After that – back to the jokes. The MP for Croydon, Gavin Barwell, asked about locating government operations in less expensive quarters than SW1 and Cameron mused on the prospect of ripping IPSA from its cosy Westminster eyrie and dropping it onto the concrete belt of outer London. When David Amess asked the him to endorse Low Salt Week, Cameron pondered aloud whether ‘the last prime minister put salt in his porridge.’ In answer to a premeditated question from Matthew Hancock about the waste written into Labour’s PFI agreements, Cameron wheeled out his best Labour chum, John Healey, the shadow health secretary. Healey always seems to bring solace to the coalition and he was quoted two days ago complaining that, ‘we were poor at PFI, and poor at negotiating PFI contracts.’ Those comments appeared in the Morning Star. ‘Whether he’s talking to a commie paper,’ said Cameron, ‘or supporting government policy he is at least consistent.’

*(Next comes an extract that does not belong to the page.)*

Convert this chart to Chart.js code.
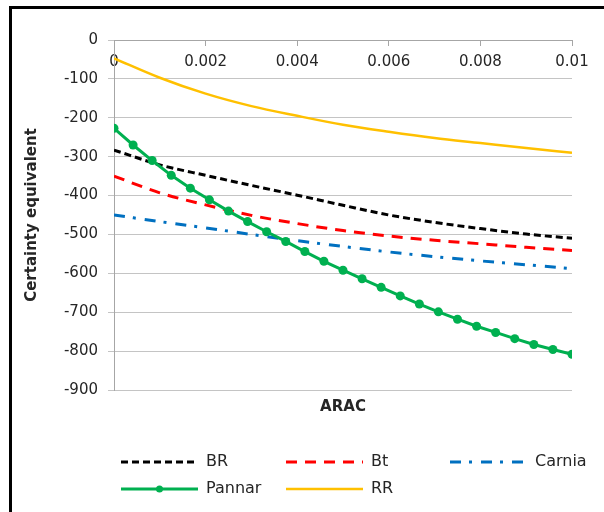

Tonight Matthew Hancock will be quaffing champers with the chief whip for asking that planted question, and the party will be completed by Loughborough’s MP Nicky Morgan. She asked the PM to explain why Labour never understand that governments mustn’t spend money they don’t have. Cameron seized this chance to stick it to the opposition by reciting Britain’s worse-than-third-world position in various international league tables. Our administration is more wasteful than Kazakstan’s, our debt management is wobblier than Chad’s and our banking system is flakier than that overseen by our old friend the Mad Dog himself.